Chaque édition de Front populaire révolution manquée porte la marque de son époque. Publié une première fois en 1963, chez Julliard, le texte se voulait un hommage au socialiste révolutionnaire Marceau Pivert, récemment disparu. Il permit de rompre avec l’unanimisme bêlant à propos de l’action de Léon Blum. Il était également un témoignage à charge contre la SFIO colonialiste et le PC en (relative) voie de déstalinisation. Guérin, inlassable contempteur de l’ordre colonial, rappelait son action passée aux côtés des leaders naissants du tiers-monde (Bourguiba, Hô Chi Minh).
Réédité en 1970 et 1976 par Maspero, dans le contexte de l’après-68 et l’effervescence gauchiste, le texte – largement augmenté –, détaillait l’ampleur des mobilisations de 36 et la nécessité de dépasser les appareils politiques et syndicaux pour aller au contact du peuple et entrer en révolution.
Dans la foulée des grèves de novembre-décembre 1995, le livre fut réédité en 1997 chez Actes Sud/Babel par Gérard Guégan, ancien animateur des éditions Champ libre. Il s’agissait de convoquer la geste des minoritaires révolutionnaires et d’asseoir l’hypothèse de Daniel Guérin selon laquelle les mouvements sociaux futurs, dégagés de la double imposture stalinienne et social-démocrate, réaliseraient une synthèse émancipatrice avec le meilleur du marxisme et de l’anarchisme.

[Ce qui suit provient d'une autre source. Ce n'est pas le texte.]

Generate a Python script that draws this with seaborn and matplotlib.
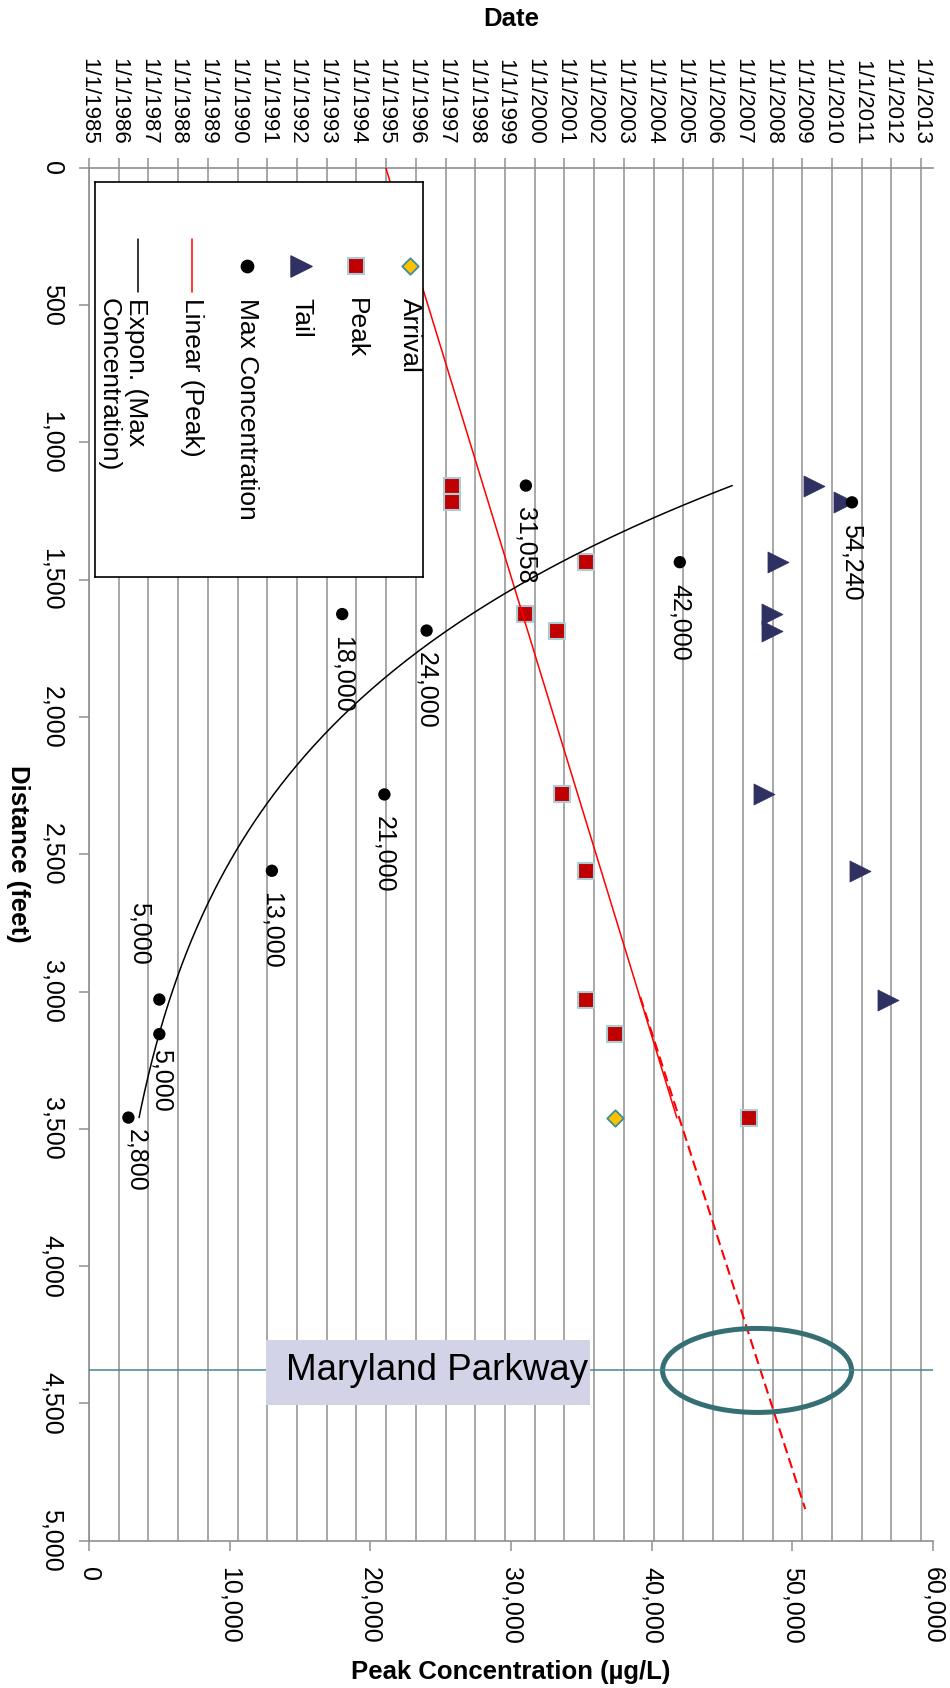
import matplotlib
matplotlib.use("Agg")
import matplotlib.pyplot as plt
from matplotlib.patches import Ellipse, Rectangle
import seaborn as sns
import numpy as np

# =========================
# DATA
# =========================
distance = [1157, 1218, 1436, 1625, 1685, 2282, 2560, 3029, 3155, 3459]
max_conc = [31058, 54240, 42000, 18000, 24000, 21000, 13000, 5000, 5000, 2800]
conc_labels = ["31,058", "54,240", "42,000", "18,000", "24,000",
               "21,000", "13,000", "5,000", "5,000", "2,800"]

# dates as decimal years
peak_date = [1997.21, 1997.21, 2001.72, 1999.66, 2000.74,
             2000.93, 2001.72, 2001.72, 2002.70, 2007.22]
tail_distance = [1157, 1218, 1436, 1625, 1685, 2282, 2560, 3029]
tail_date = [2009.40, 2010.42, 2008.17, 2007.97, 2007.97, 2007.70, 2010.93, 2011.88]
arrival_distance = [3459]
arrival_date = [2002.70]

# trend line of Peak and its hand drawn projection
linear_peak_distance = [0, 3460]
linear_peak_date = [1994.99, 2004.78]
projection_distance = [3020, 4885]
projection_date = [2003.55, 2009.10]

maryland_distance = 4380

years = list(range(1985, 2014))
date_labels = [f"1/1/{y}" for y in years]
distance_ticks = list(range(0, 5001, 500))
conc_ticks = list(range(0, 60001, 10000))

GRID = "#8f8f8f"

sns.set_theme(style="white")
plt.rcParams["font.family"] = ["Liberation Sans", "DejaVu Sans"]
plt.rcParams["text.color"] = "black"

fig = plt.figure(figsize=(9.5, 16.88), dpi=100)
ax = fig.add_axes([0.0937, 0.0873, 0.8884, 0.8132])   # date axis (primary)
ax2 = ax.twiny()                                      # concentration axis

# =========================
# DATE AXIS (top) + DISTANCE (left)
# =========================
ax.set_xlim(1985, 2013.4)
ax.set_ylim(5000, 0)
ax.set_xticks(years)
ax.set_xticklabels(date_labels)
ax.xaxis.set_ticks_position("top")
ax.tick_params(axis="x", top=True, bottom=False, labeltop=True, labelbottom=False,
               length=7, width=1.1, color=GRID, pad=9.5, labelsize=16,
               labelrotation=-90, labelcolor="black")
ax.set_yticks(distance_ticks)
ax.set_yticklabels([f"{d:,}" for d in distance_ticks])
ax.tick_params(axis="y", left=True, right=False, length=7, width=1.1, color=GRID,
               pad=11, labelsize=18, labelrotation=-90, labelcolor="black")
for lbl in ax.get_yticklabels():
    lbl.set_va("center")
ax.grid(axis="x", color=GRID, lw=1.1)
ax.grid(axis="y", visible=False)
ax.set_axisbelow(True)
ax.spines["right"].set_visible(False)
for s in ["left", "top", "bottom"]:
    ax.spines[s].set_color(GRID)
    ax.spines[s].set_linewidth(1.2)

# =========================
# CONCENTRATION AXIS (bottom)
# =========================
ax2.set_xlim(0, 60000)
ax2.xaxis.set_ticks_position("bottom")
ax2.xaxis.set_label_position("bottom")
ax2.set_xticks(conc_ticks)
ax2.set_xticklabels([f"{c:,}" for c in conc_ticks])
ax2.tick_params(axis="x", bottom=True, top=False, labelbottom=True, labeltop=False,
                length=7, width=1.1, color=GRID, pad=12, labelsize=18,
                labelrotation=-90, labelcolor="black")
for s in ax2.spines.values():
    s.set_visible(False)

# =========================
# DATE SERIES
# =========================
sns.scatterplot(x=peak_date, y=distance, marker="s", s=121, color="#C00000",
                edgecolor="#A9CDD2", linewidth=1.5, ax=ax, zorder=3, legend=False)
sns.scatterplot(x=tail_date, y=tail_distance, marker=">", s=230, color="#2E3162",
                edgecolor="#2E3162", linewidth=0.5, ax=ax, zorder=3, legend=False)
sns.scatterplot(x=arrival_date, y=arrival_distance, marker="D", s=70, color="#FFC000",
                edgecolor="#3E8E99", linewidth=1.3, ax=ax, zorder=3, legend=False)
ax.plot(linear_peak_date, linear_peak_distance, color="#FF0000", lw=1.1, zorder=4)
ax.plot(projection_date, projection_distance, color="#FF0000", lw=1.5,
        linestyle=(0, (5, 2.5)), zorder=4)
ax.add_patch(Ellipse((2007.48, maryland_distance), width=28 * 189 / 831.9,
                     height=306, fill=False, edgecolor="#356F73", lw=3.6, zorder=5))

# =========================
# MAX CONCENTRATION + EXPON TREND
# =========================
sns.scatterplot(x=max_conc, y=distance, color="black", s=79, edgecolor="none",
                ax=ax2, zorder=4, legend=False)
b, lna = np.polyfit(distance, np.log(max_conc), 1)
d_fit = np.linspace(min(distance), max(distance), 200)
ax2.plot(np.exp(lna + b * d_fit), d_fit, color="black", lw=1.1, zorder=3)

label_offsets = {7: (-14, 25, "bottom"), 8: (1.5, -11, "top"), 9: (6, -8, "top")}
for i, (c, d, lab) in enumerate(zip(max_conc, distance, conc_labels)):
    dx, dy, va = label_offsets.get(i, (0, -15.5, "top"))
    ax2.annotate(lab, (c, d), xytext=(dx, dy), textcoords="offset points",
                 rotation=-90, ha="center", va=va, fontsize=18, zorder=6)

# Maryland Parkway marker
ax2.axhline(maryland_distance, color="#3D8A90", lw=1.1, zorder=2)
ax2.add_patch(Rectangle((12583, 4270), 23033, 236, facecolor="#D3D3E8",
                        edgecolor="none", zorder=5))
ax2.text(14005, maryland_distance, "Maryland Parkway", fontsize=26.5,
         ha="left", va="center", zorder=6)

# =========================
# AXIS TITLES
# =========================
fig.text(511 / 950, 1 - 19 / 1688, "Date", ha="center", va="center",
         fontsize=18.5, fontweight="bold")
fig.text(18 / 950, 1 - 854 / 1688, "Distance (feet)", ha="center", va="center",
         rotation=-90, fontsize=18.5, fontweight="bold")
fig.text(511 / 950, 1 - 1672 / 1688, "Peak Concentration (µg/L)", ha="center",
         va="center", fontsize=18.5, fontweight="bold")

# =========================
# LEGEND (rotated, drawn by hand)
# =========================
leg = fig.add_axes([95 / 950, 1 - 577 / 1688, 328 / 950, 395 / 1688])
leg.set_xlim(0, 328)
leg.set_ylim(395, 0)
leg.set_xticks([])
leg.set_yticks([])
leg.set_facecolor("white")
for s in leg.spines.values():
    s.set_color("black")
    s.set_linewidth(1.2)

leg.scatter([315], [84], marker="D", s=70, color="#FFC000", edgecolor="#3E8E99", lw=1.3)
leg.scatter([261], [84], marker="s", s=121, color="#C00000", edgecolor="#A9CDD2", lw=1.5)
leg.scatter([206], [84], marker=">", s=230, color="#2E3162")
leg.scatter([152], [84], marker="o", s=79, color="black")
leg.plot([97, 97], [57, 110], color="#FF0000", lw=1.1)
leg.plot([43, 43], [57, 110], color="black", lw=1.1)

legend_items = [(315, "Arrival"), (261, "Peak"), (206, "Tail"),
                (152, "Max Concentration"), (97, "Linear (Peak)"),
                (27.5, "Expon. (Max\nConcentration)")]
for x, txt in legend_items:
    leg.text(x, 116, txt, rotation=-90, ha="center", va="top", fontsize=19,
             multialignment="left")

fig.savefig("out.png", dpi=100)
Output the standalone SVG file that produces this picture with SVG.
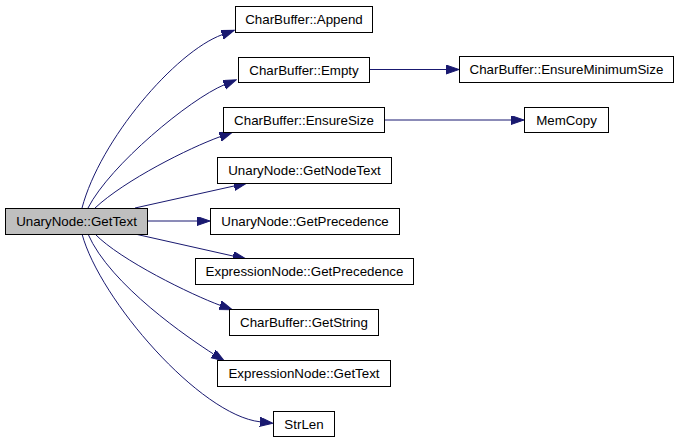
<svg xmlns="http://www.w3.org/2000/svg" width="679" height="443" viewBox="0 0 679 443">
<style>
.n rect{fill:#fff;stroke:#000;stroke-width:1}
.n.hl rect{fill:#bfbfbf}
.n text{font-family:"Liberation Sans",Arial,sans-serif;font-size:13.33px;text-anchor:middle;fill:#000}
.e path{fill:none;stroke:#191970;stroke-width:1;marker-end:url(#ah)}
</style>
<defs>
<marker id="ah" markerWidth="14" markerHeight="10" refX="0" refY="4.5" orient="auto" markerUnits="userSpaceOnUse">
<path d="M0,0 L13,4.5 L0,9 z" fill="#191970" stroke="#191970" stroke-width="1"/>
</marker>
</defs>
<g id="edges" class="e">
<path d="M82,208 C100,140 175,52 222.1,34.7"/>
<path d="M88,208 C110,165 190,99 224.2,84.8"/>
<path d="M95,208 C125,180 189,148 220.1,136.7"/>
<path d="M135,208 L234,186"/>
<path d="M147,221 L197,221"/>
<path d="M135,234 L233,256"/>
<path d="M95,234 C120,260 192,295 220.1,305.3"/>
<path d="M88,234 C110,285 190,339 213.3,353.9"/>
<path d="M82,234 C100,300 200,415 260,421.8"/>
<path d="M369,69.5 L446,69.5"/>
<path d="M384,120 L511,120"/>
</g>
<g id="n0" class="n hl"><rect x="5.5" y="208.5" width="142" height="26"/><text x="76.5" y="226">UnaryNode::GetText</text></g>
<g id="n1" class="n"><rect x="235.5" y="6.5" width="137" height="26"/><text x="304" y="24">CharBuffer::Append</text></g>
<g id="n2" class="n"><rect x="238.5" y="57.5" width="131" height="25"/><text x="304" y="75">CharBuffer::Empty</text></g>
<g id="n3" class="n"><rect x="223.5" y="107.5" width="161" height="25"/><text x="304" y="125">CharBuffer::EnsureSize</text></g>
<g id="n4" class="n"><rect x="217.5" y="157.5" width="174" height="26"/><text x="304.5" y="175">UnaryNode::GetNodeText</text></g>
<g id="n5" class="n"><rect x="210.5" y="208.5" width="189" height="26"/><text x="305" y="226">UnaryNode::GetPrecedence</text></g>
<g id="n6" class="n"><rect x="195.5" y="258.5" width="218" height="26"/><text x="304.5" y="276">ExpressionNode::GetPrecedence</text></g>
<g id="n7" class="n"><rect x="229.5" y="309.5" width="149" height="26"/><text x="304" y="327">CharBuffer::GetString</text></g>
<g id="n8" class="n"><rect x="217.5" y="360.5" width="173" height="26"/><text x="304" y="378">ExpressionNode::GetText</text></g>
<g id="n9" class="n"><rect x="273.5" y="411.5" width="61" height="25"/><text x="304" y="429">StrLen</text></g>
<g id="n10" class="n"><rect x="459.5" y="56.5" width="214" height="26"/><text x="566.5" y="74">CharBuffer::EnsureMinimumSize</text></g>
<g id="n11" class="n"><rect x="524.5" y="107.5" width="84" height="25"/><text x="566.5" y="125">MemCopy</text></g>
</svg>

Aujourd’hui, l’heureuse idée de rééditer le livre incombe aux éditions Agone, en la personne de Charles Jacquier (animateur de la collection « Mémoires sociales »). Il s’agit à ce jour de la version la plus complète, puisqu’elle propose de nombreuses notices biographiques et corrige les quelques erreurs factuelles du texte d’origine. En le relisant, on reste parfois circonspect tant la béance avec la réalité politique contemporaine semble colossale : même le plus droitier des militants de la SFIO des années 1930 ne pourrait se reconnaître dans le discours proposé par l’aile gauche de l’actuel PS. Finalement, l’orientation « luxemburgiste » proposée par Guérin reste valide : ne déléguons rien, soyons acteurs de nos vies et de nos luttes.